Your little one has now mastered toilet behaviour during the day, but the next stage that you need to encounter is night time potty training.
We usually see that many children are not ready to tackle this skill straight after day time training, and parents typically start about 6 months later.
Night time potty training requires another skill as the bladder is holding on for much longer and it can take a lot longer with children not fully grasping it until the age of five. For this reason, night time training needs to be considered in a different way to daytime training.
In the daytime, children are aware of their bodies signals that they need the toilet and they can learn what they mean and when to go to the toilet. At night, the child is asleep and the body takes over control of the bladder. In order to be able to hold on all night, the child’s bladder need to be mature enough to cope.
We recommend that if your child has fully got daytime training under their belt, that you start to look for a pattern of dry nappies in the morning before you start. You should then try for a few nights in a row, but if there are lots of accidents then wait until you see more dry nappies.

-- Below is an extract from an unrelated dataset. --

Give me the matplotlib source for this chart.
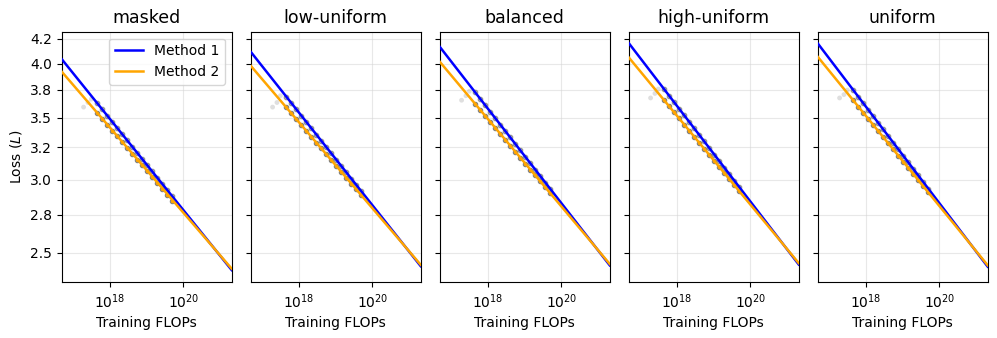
import matplotlib.pyplot as plt
import numpy as np
from matplotlib.ticker import NullLocator

# panel names
titles = ['masked', 'low-uniform', 'balanced', 'high-uniform', 'uniform']

# fitted lines, read at the two x-limits (5e16 .. 2.1e21)
fit_x = [4.8e16, 2.1e21]
m1_fit = [[4.000, 2.397], [4.072, 2.420], [4.122, 2.425], [4.159, 2.430], [4.156, 2.417]]
m2_fit = [[3.880, 2.405], [3.936, 2.428], [3.975, 2.433], [4.017, 2.438], [4.023, 2.425]]

# compute values of the runs
flops = [4.5e17, 6.1e17, 8.4e17, 1.15e18, 1.57e18, 2.15e18, 2.95e18, 4.05e18,
         5.5e18, 7.6e18, 1.04e19, 1.42e19, 1.95e19, 2.67e19, 3.66e19, 5.0e19]

# losses of the runs (method 1 points, gray)
m1_loss = [
    [3.594, 3.540, 3.487, 3.435, 3.384, 3.333, 3.283, 3.234, 3.185, 3.138, 3.091, 3.045, 2.999, 2.954, 2.910, 2.866],
    [3.652, 3.597, 3.542, 3.488, 3.435, 3.383, 3.331, 3.281, 3.231, 3.182, 3.133, 3.085, 3.039, 2.992, 2.947, 2.902],
    [3.689, 3.632, 3.576, 3.520, 3.465, 3.412, 3.359, 3.307, 3.255, 3.205, 3.155, 3.106, 3.058, 3.011, 2.964, 2.918],
    [3.717, 3.659, 3.601, 3.545, 3.489, 3.434, 3.380, 3.327, 3.275, 3.223, 3.173, 3.123, 3.074, 3.026, 2.978, 2.931],
    [3.711, 3.652, 3.594, 3.538, 3.481, 3.426, 3.372, 3.319, 3.266, 3.214, 3.163, 3.113, 3.064, 3.016, 2.968, 2.921],
]
# method 2 points (orange)
m2_loss = [
    [3.509, 3.460, 3.411, 3.363, 3.316, 3.269, 3.223, 3.178, 3.134, 3.090, 3.046, 3.004, 2.961, 2.920, 2.879, 2.838],
    [3.558, 3.508, 3.458, 3.409, 3.361, 3.314, 3.267, 3.221, 3.175, 3.130, 3.086, 3.042, 2.999, 2.957, 2.915, 2.874],
    [3.587, 3.536, 3.485, 3.435, 3.385, 3.337, 3.289, 3.242, 3.195, 3.149, 3.104, 3.059, 3.016, 2.972, 2.930, 2.888],
    [3.619, 3.566, 3.514, 3.463, 3.412, 3.362, 3.313, 3.265, 3.217, 3.170, 3.124, 3.078, 3.034, 2.989, 2.946, 2.903],
    [3.619, 3.565, 3.513, 3.461, 3.409, 3.359, 3.309, 3.260, 3.212, 3.165, 3.118, 3.072, 3.026, 2.981, 2.937, 2.894],
]

# small runs that fall off the trend (faint gray)
off_x = [1.9e17, 2.5e17, 3.1e17]
off_loss = [
    [3.56, 3.60, 3.63],
    [3.56, 3.60, 3.66],
    [3.62, 3.66, 3.70],
    [3.64, 3.68, 3.72],
    [3.64, 3.67, 3.71],
]

ytick_vals = [2.5, 2.743, 2.986, 3.229, 3.471, 3.714, 3.957, 4.2]
ytick_labels = ['2.5', '2.8', '3.0', '3.2', '3.5', '3.8', '4.0', '4.2']
xtick_vals = [1e18, 1e20]

fig = plt.figure(figsize=(9.97, 3.38), dpi=100)

for i, name in enumerate(titles):
    ax = fig.add_axes([(61.7 + 189 * i) / 997, 55.7 / 338, 170 / 997, 250.6 / 338])
    ax.set_xscale('log')
    ax.set_yscale('log')

    ax.scatter(off_x, off_loss[i], s=12, color='gray', alpha=0.25, edgecolors='none', zorder=2)
    ax.scatter(flops, m1_loss[i], s=11, facecolor='gray', edgecolors='dimgray',
               linewidths=0.8, alpha=0.6, zorder=2)
    ax.scatter(flops, m2_loss[i], s=10, facecolor='orange', edgecolors='gray',
               linewidths=0.8, zorder=3)

    ax.plot(fit_x, m1_fit[i], color='blue', lw=1.8, label='Method 1', zorder=4)
    ax.plot(fit_x, m2_fit[i], color='orange', lw=1.8, label='Method 2', zorder=4)

    ax.set_xlim(4.8e16, 2.1e21)
    ax.set_ylim(2.327, 4.275)
    ax.set_xticks(xtick_vals)
    ax.xaxis.set_minor_locator(NullLocator())
    ax.yaxis.set_minor_locator(NullLocator())
    ax.set_yticks(ytick_vals)
    if i == 0:
        ax.set_yticklabels(ytick_labels)
        ax.set_ylabel('Loss ($L$)', fontsize=10)
        ax.legend(loc='upper right', fontsize=10)
    else:
        ax.set_yticklabels([])
    ax.tick_params(labelsize=10)
    ax.grid(True, color='lightgray', alpha=0.5, lw=0.8)
    ax.set_axisbelow(True)
    ax.set_title(name, fontsize=12.5)
    ax.set_xlabel('Training FLOPs', fontsize=10)

plt.savefig('out.png', dpi=100)
plt.close()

A warning though… night time training can be stressful for parents and children! Interrupted sleep is difficult for the whole family and bed wetting can affect a child’s self esteem. If you have a child who is struggling, then speak to your Health Visitor or GP, and if there is a common time or situation that they have accidents, give extra extra praise and attention on keeping dry during this period.
Try downloading our free night time potty training reward chart to help keep your little one motivated during this next potty training stage.
The stress of night time accidents can be reduced by being prepared and here are some hints and tips:
Be prepared – Use a mattress protector and Dry Like Me night time to help contain any mess.
Limit drinks just before bed – Limit drinks in the early evening, about an hour before bedtime. Limit squashes and acidic drinks that can irritate the bladder. Remember to keep fluid intake at normal levels during the day to encourage good hydration.
Encourage a good routine – Encourage visiting the toilet as part of the normal bedtime routine and before lights go out.
Keep the potty handy – Make sure the potty is easily accessible, put a towel or bedmat underneath to catch any spillages.
Take them for a dream wee – For the first couple of weeks lift them at night so they can do a ‘’dream wee’’ while their bladder learns to hold on for two long stretches at night. Gently lift your child onto the potty or toilet around 10-11pm.
If they wake up, sit them on the potty – If your child does wake for whatever reason, ask if they need to go to the toilet, to make sure their bladder is completely empty. Ask even if they have had an accident
Keep a night light on – This will help your child find the toilet or potty easily, and will stop them getting scared.
Use rewards – Reward charts can be helpful, but make sure they are rewarded for using the potty last thing at night and first thing in the morning, not just for staying dry all night. If they have an accident, it’s not their fault, so try not to get frustrated or angry.